Skip all pictures, then print the remaining material exactly.

*Data lines*
****************************************

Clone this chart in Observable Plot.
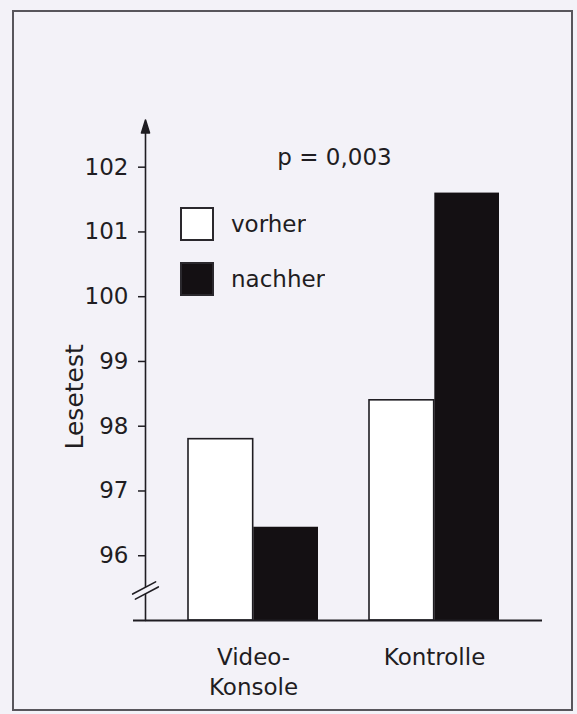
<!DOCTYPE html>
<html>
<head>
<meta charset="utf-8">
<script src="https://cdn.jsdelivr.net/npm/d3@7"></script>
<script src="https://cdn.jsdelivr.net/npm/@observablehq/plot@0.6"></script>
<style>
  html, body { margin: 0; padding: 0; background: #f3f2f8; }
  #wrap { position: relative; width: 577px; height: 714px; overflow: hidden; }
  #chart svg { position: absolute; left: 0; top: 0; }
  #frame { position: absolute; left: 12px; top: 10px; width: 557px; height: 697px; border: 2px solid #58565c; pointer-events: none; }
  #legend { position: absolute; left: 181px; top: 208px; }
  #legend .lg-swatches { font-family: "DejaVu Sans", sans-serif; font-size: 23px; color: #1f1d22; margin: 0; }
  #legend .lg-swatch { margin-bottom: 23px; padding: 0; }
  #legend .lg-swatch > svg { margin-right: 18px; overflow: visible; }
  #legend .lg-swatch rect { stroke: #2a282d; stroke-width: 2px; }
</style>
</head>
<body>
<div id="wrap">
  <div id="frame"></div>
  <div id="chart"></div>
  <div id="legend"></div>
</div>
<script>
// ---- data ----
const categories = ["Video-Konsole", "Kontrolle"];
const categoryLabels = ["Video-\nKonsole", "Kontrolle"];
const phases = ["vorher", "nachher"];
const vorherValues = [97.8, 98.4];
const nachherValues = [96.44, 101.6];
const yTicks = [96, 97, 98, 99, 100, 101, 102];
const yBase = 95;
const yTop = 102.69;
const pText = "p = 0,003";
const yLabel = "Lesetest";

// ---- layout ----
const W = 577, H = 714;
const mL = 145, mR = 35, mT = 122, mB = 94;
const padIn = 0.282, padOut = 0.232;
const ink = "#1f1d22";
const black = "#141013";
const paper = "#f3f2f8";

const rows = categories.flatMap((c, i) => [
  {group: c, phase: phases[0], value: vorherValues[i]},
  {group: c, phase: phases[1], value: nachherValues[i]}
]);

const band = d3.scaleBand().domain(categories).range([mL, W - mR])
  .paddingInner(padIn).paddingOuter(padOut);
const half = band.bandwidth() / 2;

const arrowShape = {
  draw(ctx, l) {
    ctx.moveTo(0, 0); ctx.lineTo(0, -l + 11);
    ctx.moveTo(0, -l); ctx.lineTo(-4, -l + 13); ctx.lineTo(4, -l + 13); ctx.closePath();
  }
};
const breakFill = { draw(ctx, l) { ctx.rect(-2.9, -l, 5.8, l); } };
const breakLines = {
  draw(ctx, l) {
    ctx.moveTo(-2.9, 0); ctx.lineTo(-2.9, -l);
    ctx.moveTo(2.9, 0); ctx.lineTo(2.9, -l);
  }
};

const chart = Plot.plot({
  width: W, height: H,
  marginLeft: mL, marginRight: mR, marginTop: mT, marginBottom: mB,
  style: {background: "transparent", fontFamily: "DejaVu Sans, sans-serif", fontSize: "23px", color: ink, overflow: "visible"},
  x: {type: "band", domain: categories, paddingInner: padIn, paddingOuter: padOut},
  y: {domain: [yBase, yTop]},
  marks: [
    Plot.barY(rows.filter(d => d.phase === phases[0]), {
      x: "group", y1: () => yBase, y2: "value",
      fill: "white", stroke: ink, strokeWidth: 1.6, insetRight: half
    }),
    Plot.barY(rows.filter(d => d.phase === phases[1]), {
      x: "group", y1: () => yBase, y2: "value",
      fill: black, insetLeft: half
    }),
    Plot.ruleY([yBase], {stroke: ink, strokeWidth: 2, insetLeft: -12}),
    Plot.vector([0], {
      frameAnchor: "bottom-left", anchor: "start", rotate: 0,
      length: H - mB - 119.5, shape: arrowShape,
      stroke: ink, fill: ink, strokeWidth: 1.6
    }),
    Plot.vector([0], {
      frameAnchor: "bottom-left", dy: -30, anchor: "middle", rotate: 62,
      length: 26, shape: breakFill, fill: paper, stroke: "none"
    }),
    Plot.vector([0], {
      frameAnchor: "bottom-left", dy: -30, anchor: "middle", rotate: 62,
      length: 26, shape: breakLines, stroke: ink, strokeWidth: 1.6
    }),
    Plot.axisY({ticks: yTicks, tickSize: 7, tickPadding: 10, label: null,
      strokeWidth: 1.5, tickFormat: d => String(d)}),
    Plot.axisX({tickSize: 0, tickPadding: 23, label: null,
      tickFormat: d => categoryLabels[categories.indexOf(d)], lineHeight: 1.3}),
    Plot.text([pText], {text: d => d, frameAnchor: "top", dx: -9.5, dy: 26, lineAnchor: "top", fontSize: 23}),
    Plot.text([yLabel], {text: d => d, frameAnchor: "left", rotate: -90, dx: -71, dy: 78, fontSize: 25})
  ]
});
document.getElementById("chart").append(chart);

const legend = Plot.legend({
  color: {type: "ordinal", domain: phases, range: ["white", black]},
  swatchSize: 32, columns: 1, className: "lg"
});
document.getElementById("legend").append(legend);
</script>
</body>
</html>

****************************************

*Written answer*
Clone this chart in Observable Plot.
<!DOCTYPE html>
<html>
<head>
<meta charset="utf-8">
<script src="https://cdn.jsdelivr.net/npm/d3@7"></script>
<script src="https://cdn.jsdelivr.net/npm/@observablehq/plot@0.6"></script>
<style>
  html, body { margin: 0; padding: 0; background: #f3f2f8; }
  #wrap { position: relative; width: 577px; height: 714px; overflow: hidden; }
  #chart svg { position: absolute; left: 0; top: 0; }
  #frame { position: absolute; left: 12px; top: 10px; width: 557px; height: 697px; border: 2px solid #58565c; pointer-events: none; }
  #legend { position: absolute; left: 181px; top: 208px; }
  #legend .lg-swatches { font-family: "DejaVu Sans", sans-serif; font-size: 23px; color: #1f1d22; margin: 0; }
  #legend .lg-swatch { margin-bottom: 23px; padding: 0; }
  #legend .lg-swatch > svg { margin-right: 18px; overflow: visible; }
  #legend .lg-swatch rect { stroke: #2a282d; stroke-width: 2px; }
</style>
</head>
<body>
<div id="wrap">
  <div id="frame"></div>
  <div id="chart"></div>
  <div id="legend"></div>
</div>
<script>
// ---- data ----
const categories = ["Video-Konsole", "Kontrolle"];
const categoryLabels = ["Video-\nKonsole", "Kontrolle"];
const phases = ["vorher", "nachher"];
const vorherValues = [97.8, 98.4];
const nachherValues = [96.44, 101.6];
const yTicks = [96, 97, 98, 99, 100, 101, 102];
const yBase = 95;
const yTop = 102.69;
const pText = "p = 0,003";
const yLabel = "Lesetest";

// ---- layout ----
const W = 577, H = 714;
const mL = 145, mR = 35, mT = 122, mB = 94;
const padIn = 0.282, padOut = 0.232;
const ink = "#1f1d22";
const black = "#141013";
const paper = "#f3f2f8";

const rows = categories.flatMap((c, i) => [
  {group: c, phase: phases[0], value: vorherValues[i]},
  {group: c, phase: phases[1], value: nachherValues[i]}
]);

const band = d3.scaleBand().domain(categories).range([mL, W - mR])
  .paddingInner(padIn).paddingOuter(padOut);
const half = band.bandwidth() / 2;

const arrowShape = {
  draw(ctx, l) {
    ctx.moveTo(0, 0); ctx.lineTo(0, -l + 11);
    ctx.moveTo(0, -l); ctx.lineTo(-4, -l + 13); ctx.lineTo(4, -l + 13); ctx.closePath();
  }
};
const breakFill = { draw(ctx, l) { ctx.rect(-2.9, -l, 5.8, l); } };
const breakLines = {
  draw(ctx, l) {
    ctx.moveTo(-2.9, 0); ctx.lineTo(-2.9, -l);
    ctx.moveTo(2.9, 0); ctx.lineTo(2.9, -l);
  }
};

const chart = Plot.plot({
  width: W, height: H,
  marginLeft: mL, marginRight: mR, marginTop: mT, marginBottom: mB,
  style: {background: "transparent", fontFamily: "DejaVu Sans, sans-serif", fontSize: "23px", color: ink, overflow: "visible"},
  x: {type: "band", domain: categories, paddingInner: padIn, paddingOuter: padOut},
  y: {domain: [yBase, yTop]},
  marks: [
    Plot.barY(rows.filter(d => d.phase === phases[0]), {
      x: "group", y1: () => yBase, y2: "value",
      fill: "white", stroke: ink, strokeWidth: 1.6, insetRight: half
    }),
    Plot.barY(rows.filter(d => d.phase === phases[1]), {
      x: "group", y1: () => yBase, y2: "value",
      fill: black, insetLeft: half
    }),
    Plot.ruleY([yBase], {stroke: ink, strokeWidth: 2, insetLeft: -12}),
    Plot.vector([0], {
      frameAnchor: "bottom-left", anchor: "start", rotate: 0,
      length: H - mB - 119.5, shape: arrowShape,
      stroke: ink, fill: ink, strokeWidth: 1.6
    }),
    Plot.vector([0], {
      frameAnchor: "bottom-left", dy: -30, anchor: "middle", rotate: 62,
      length: 26, shape: breakFill, fill: paper, stroke: "none"
    }),
    Plot.vector([0], {
      frameAnchor: "bottom-left", dy: -30, anchor: "middle", rotate: 62,
      length: 26, shape: breakLines, stroke: ink, strokeWidth: 1.6
    }),
    Plot.axisY({ticks: yTicks, tickSize: 7, tickPadding: 10, label: null,
      strokeWidth: 1.5, tickFormat: d => String(d)}),
    Plot.axisX({tickSize: 0, tickPadding: 23, label: null,
      tickFormat: d => categoryLabels[categories.indexOf(d)], lineHeight: 1.3}),
    Plot.text([pText], {text: d => d, frameAnchor: "top", dx: -9.5, dy: 26, lineAnchor: "top", fontSize: 23}),
    Plot.text([yLabel], {text: d => d, frameAnchor: "left", rotate: -90, dx: -71, dy: 78, fontSize: 25})
  ]
});
document.getElementById("chart").append(chart);

const legend = Plot.legend({
  color: {type: "ordinal", domain: phases, range: ["white", black]},
  swatchSize: 32, columns: 1, className: "lg"
});
document.getElementById("legend").append(legend);
</script>
</body>
</html>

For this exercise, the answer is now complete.